At the time I sort of made decisions, I had to succeed or whatever, I had to carry on, no matter the cost was. So them being against me leaving school could have driven me to make sure I landed on my feet somewhere. And they’re certainly proud of me now. They’ve always been proud of me to a degree.
I saw that you played with Slash and a bunch of famous people at the Rock and Roll Hall of Fame induction ceremony last month. What was the vibe in there like, especially after all that weird press about Axl Rose?
The vibe in the room at that ceremony was weird. It went on so long, we didn’t get onstage until quarter to one in the morning, so I think everyone was a little tired and felt like they’d been to two weddings and a funeral. By the time we got into that jam of “Higher Ground” with Slash I think everyone was ready to let loose and have fun. I didn’t really talk to Slash much, although he was one of my favorite guitarists when I was younger. It was a lot of fun.
Zimbio: Okay, general fun questions: What was the first album you ever bought?
JK: I don’t know ’cause my dad always had a lot of records around. It might even be like Appetite for Destruction. Maybe The Beatles’ Help! That’s probably the first one I went to the store and made them get me.
Zimbio: First concert?
JK: Metallica at the LA Colosseum. That was the first one my friends and I got our parents to take us to. I did see the Beach Boys at Yankee Stadium in the mid-’80s.
Zimbio: Have you suffered injuries in the name of rock?
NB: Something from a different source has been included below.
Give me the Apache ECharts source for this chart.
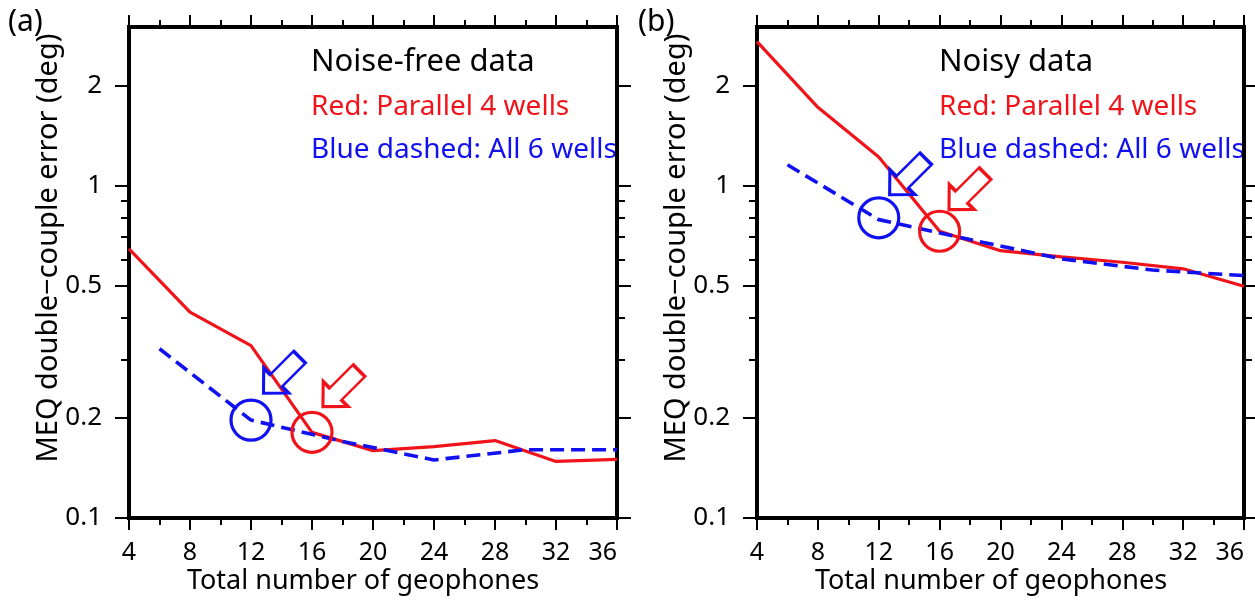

JK: Oh God, all the time. I don’t know if you’ve ever seen me play, but it’s pretty athletic. I keep reminding myself I have to be careful, if I do one stupid thing it can greatly affect the next show, and the next show, and that it’s something that a lot of people depend on. But yeah, I’ve done ridiculous jumps and put my knee out. I wear knee braces onstage under my pants. I’m always bleeding and always banged up. I don’t think I’ve ever jumped off the stage, ’cause usually in the situations I play, it’s not me people come to see, so if I jumped off the stage people would just go, ‘What are you doing?’